I tried to prove this but my proof did not match with my book's. So I want to verify whether my proof is correct or not.
Theorem: Every Cauchy sequence in $\mathbb R$ has a limit.
Let us assume the contrary that there is a sequence $(a_n)$ which is Cauchy but not convergent.
1.Since the sequence is not convergent,for all real $a$, there must be an $\epsilon$ such that for all $n \in \mathbb N$, $\exists n_0 \geq n$ such that $|a_{n_0}-a|\geq \epsilon$.
2.Since $(a_n)$ is Cauchy, we can show that that particular $\epsilon$ we talked above,there is a natural $N$ such that for all $n,m\geq N$, $|a_n-a_m|<\epsilon$.
3.Go and look $(1)$. I can thus find $m_0 \geq N$ such that $|a_{m_0}-a| \geq \epsilon >|a_{m_0}-a_n|$ for all $n \geq N$. Since $a$ is arbitrary, putting $a=a_n$,we get contradiction.Thus, the proof.
Best Answer
In step 1, you're fixing $n_0$ which has the property $|a_{n_0} - a| \geq \epsilon$, but in step 3, you're using that $|a_{m_0} - a| \geq \epsilon$ for your $m$ large enough.
You can't first fix $n_0$ and then replace it.
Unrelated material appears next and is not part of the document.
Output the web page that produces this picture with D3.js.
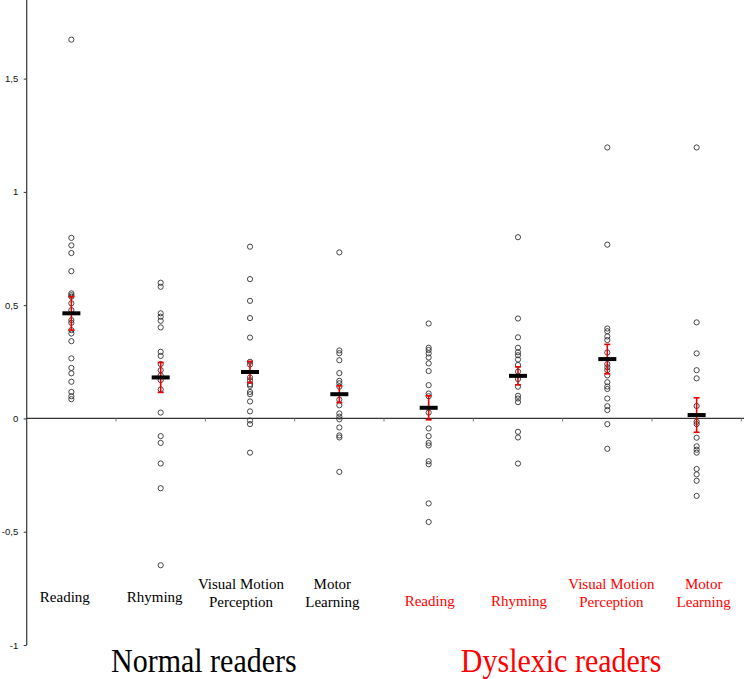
<!DOCTYPE html>
<html>
<head>
<meta charset="utf-8">
<script src="https://cdn.jsdelivr.net/npm/d3@7"></script>
<style>
  html, body { margin: 0; padding: 0; background: #fff; }
  svg { display: block; }
</style>
</head>
<body>
<svg id="chart" width="744" height="679"></svg>
<script>
// ---------------- DATA ----------------
const groups = ["Normal readers", "Dyslexic readers"];
const categories = ["Reading", "Rhyming", "Visual Motion Perception", "Motor Learning"];
const yTicks = [-1, -0.5, 0, 0.5, 1, 1.5];

const normalReading = [1.672, 0.797, 0.764, 0.730, 0.650, 0.552, 0.544, 0.537, 0.508, 0.478, 0.434, 0.422, 0.390, 0.375, 0.341, 0.265, 0.223, 0.199, 0.162, 0.117, 0.098, 0.085];
const normalRhyming = [0.599, 0.581, 0.464, 0.449, 0.431, 0.402, 0.294, 0.276, 0.240, 0.213, 0.190, 0.169, 0.128, 0.026, -0.078, -0.108, -0.199, -0.308, -0.648];
const normalVisual = [0.758, 0.615, 0.519, 0.443, 0.357, 0.250, 0.238, 0.181, 0.169, 0.151, 0.144, 0.117, 0.107, 0.075, 0.031, -0.009, -0.025, -0.151];
const normalMotor = [0.733, 0.300, 0.288, 0.257, 0.200, 0.166, 0.155, 0.140, 0.083, 0.058, 0.022, 0.008, -0.004, -0.040, -0.075, -0.084, -0.236];
const dyslexicReading = [0.419, 0.312, 0.302, 0.287, 0.269, 0.243, 0.209, 0.147, 0.110, 0.098, 0.026, -0.044, -0.078, -0.108, -0.119, -0.189, -0.202, -0.375, -0.457];
const dyslexicRhyming = [0.800, 0.441, 0.358, 0.312, 0.292, 0.279, 0.260, 0.236, 0.207, 0.174, 0.140, 0.100, 0.088, 0.072, -0.059, -0.084, -0.199];
const dyslexicVisual = [1.196, 0.767, 0.397, 0.385, 0.362, 0.346, 0.291, 0.240, 0.226, 0.213, 0.190, 0.160, 0.141, 0.130, 0.088, 0.054, 0.037, -0.025, -0.134];
const dyslexicMotor = [1.196, 0.424, 0.287, 0.213, 0.177, 0.055, -0.015, -0.025, -0.085, -0.123, -0.138, -0.151, -0.223, -0.247, -0.275, -0.342];

const means = [0.464, 0.181, 0.205, 0.107, 0.047, 0.188, 0.262, 0.015];
const errors = [0.074, 0.066, 0.047, 0.037, 0.053, 0.040, 0.065, 0.076];

const seriesValues = [normalReading, normalRhyming, normalVisual, normalMotor,
                      dyslexicReading, dyslexicRhyming, dyslexicVisual, dyslexicMotor];

// ---------------- LAYOUT ----------------
const groupColors = ["#000000", "#ff0000"];
const labelNudge = [-6.5, -6, -9, -7, 1, 1, 4, 7];
const lineBreaks = { "Visual Motion Perception": ["Visual Motion", "Perception"],
                     "Motor Learning": ["Motor", "Learning"] };

const columns = [];
groups.forEach((g, gi) => categories.forEach((c, ci) => {
  const i = gi * categories.length + ci;
  columns.push({ id: i, group: gi, label: c, values: seriesValues[i], mean: means[i], err: errors[i] });
}));

const svg = d3.select("#chart");
const x = d3.scaleBand().domain(columns.map(d => d.id)).range([26.7, 741.3]).padding(0);
const y = d3.scaleLinear().domain([-1, 1.5]).range([645, 78.6]);
const xg = d3.scaleBand().domain(groups).range([26.7, 741.3]);

// Y axis
const locale = d3.formatLocale({ decimal: ",", thousands: ".", grouping: [3], currency: ["", ""], minus: "-" });
const fmt = locale.format("");
svg.append("line")
  .attr("x1", x.range()[0]).attr("x2", x.range()[0])
  .attr("y1", y(y.invert(0))).attr("y2", y(-1))
  .attr("stroke", "#333").attr("stroke-width", 1.2);
const yAxis = svg.append("g")
  .attr("transform", `translate(${x.range()[0]},0)`)
  .call(d3.axisLeft(y).tickValues(yTicks).tickFormat(fmt).tickSize(3).tickPadding(5.5).tickSizeOuter(0));
yAxis.select(".domain").remove();
yAxis.selectAll(".tick line").attr("stroke", "#333");
yAxis.selectAll(".tick text")
  .attr("font-family", "Liberation Sans, Arial, sans-serif")
  .attr("font-size", 9.5).attr("fill", "#111");

// X axis at zero
svg.append("line")
  .attr("x1", x.range()[0]).attr("x2", 744)
  .attr("y1", y(0)).attr("y2", y(0))
  .attr("stroke", "#333").attr("stroke-width", 1.2);
svg.append("g").selectAll("line")
  .data(columns.slice(1).concat([{ id: "end" }]))
  .join("line")
  .attr("x1", d => d.id === "end" ? x.range()[1] : x(d.id))
  .attr("x2", d => d.id === "end" ? x.range()[1] : x(d.id))
  .attr("y1", y(0)).attr("y2", y(0) + 3)
  .attr("stroke", "#777").attr("stroke-width", 1);

// Points
const cols = svg.append("g").selectAll("g.col").data(columns).join("g").attr("class", "col");
cols.selectAll("circle")
  .data(d => d.values.map(v => ({ id: d.id, v })))
  .join("circle")
  .attr("cx", d => x(d.id) + x.bandwidth() / 2)
  .attr("cy", d => y(d.v))
  .attr("r", 2.6)
  .attr("fill", "none")
  .attr("stroke", "#333")
  .attr("stroke-width", 0.9);

// Error bars
cols.append("line")
  .attr("x1", d => x(d.id) + x.bandwidth() / 2).attr("x2", d => x(d.id) + x.bandwidth() / 2)
  .attr("y1", d => y(d.mean + d.err)).attr("y2", d => y(d.mean - d.err))
  .attr("stroke", "#ee0000").attr("stroke-width", 1.6);
[1, -1].forEach(s => {
  cols.append("line")
    .attr("x1", d => x(d.id) + x.bandwidth() / 2 - 3).attr("x2", d => x(d.id) + x.bandwidth() / 2 + 3)
    .attr("y1", d => y(d.mean + s * d.err)).attr("y2", d => y(d.mean + s * d.err))
    .attr("stroke", "#ee0000").attr("stroke-width", 1.6);
});

// Mean bars
cols.append("rect")
  .attr("x", d => x(d.id) + x.bandwidth() / 2 - 9)
  .attr("y", d => y(d.mean) - 2)
  .attr("width", 18).attr("height", 4)
  .attr("fill", "#000");

// Category labels
const labels = svg.append("g").selectAll("text.cat").data(columns).join("text")
  .attr("class", "cat")
  .attr("font-family", "Liberation Serif, Times New Roman, serif")
  .attr("font-size", 15)
  .attr("text-anchor", "middle")
  .attr("fill", d => groupColors[d.group])
  .attr("x", d => x(d.id) + x.bandwidth() / 2 + labelNudge[d.id]);
labels.each(function (d) {
  const lines = lineBreaks[d.label] || [d.label];
  const sel = d3.select(this);
  if (lines.length === 1) {
    sel.append("tspan").attr("x", sel.attr("x")).attr("y", d.group === 0 ? 602 : 606).text(lines[0]);
  } else {
    lines.forEach((l, li) => sel.append("tspan").attr("x", sel.attr("x")).attr("y", 589 + li * 17.5).text(l));
  }
});

// Group labels (slightly tall glyphs as in the reference)
svg.append("g").selectAll("text.grp").data(groups).join("text")
  .attr("class", "grp")
  .attr("transform", d => `translate(${xg(d) + xg.bandwidth() / 2 - 1.5},672) scale(1,1.15)`)
  .attr("text-anchor", "middle")
  .attr("font-family", "Liberation Serif, Times New Roman, serif")
  .attr("font-size", 30)
  .attr("fill", (d, i) => groupColors[i])
  .text(d => d);
</script>
</body>
</html>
That's already assuming that your sequence $a_n$ converges to $a$, which is what you're trying to prove.
The standard argument constructs (using Bolzano-Weierstrass) a convergent subsequence of $a_n$. It can then be shown that any Cauchy sequence with a convergent subsequence is convergent.
A quicker way to see that your argument doesn't work is the following: it doesn't rely on the "completeness" of $\mathbb{R}$. You will learn that - in more general settings - convergent sequences are always Cauchy, but not all Cauchy sequences converge. For this you really need the completeness (which is used in the proof of Bolzano Weierstrass).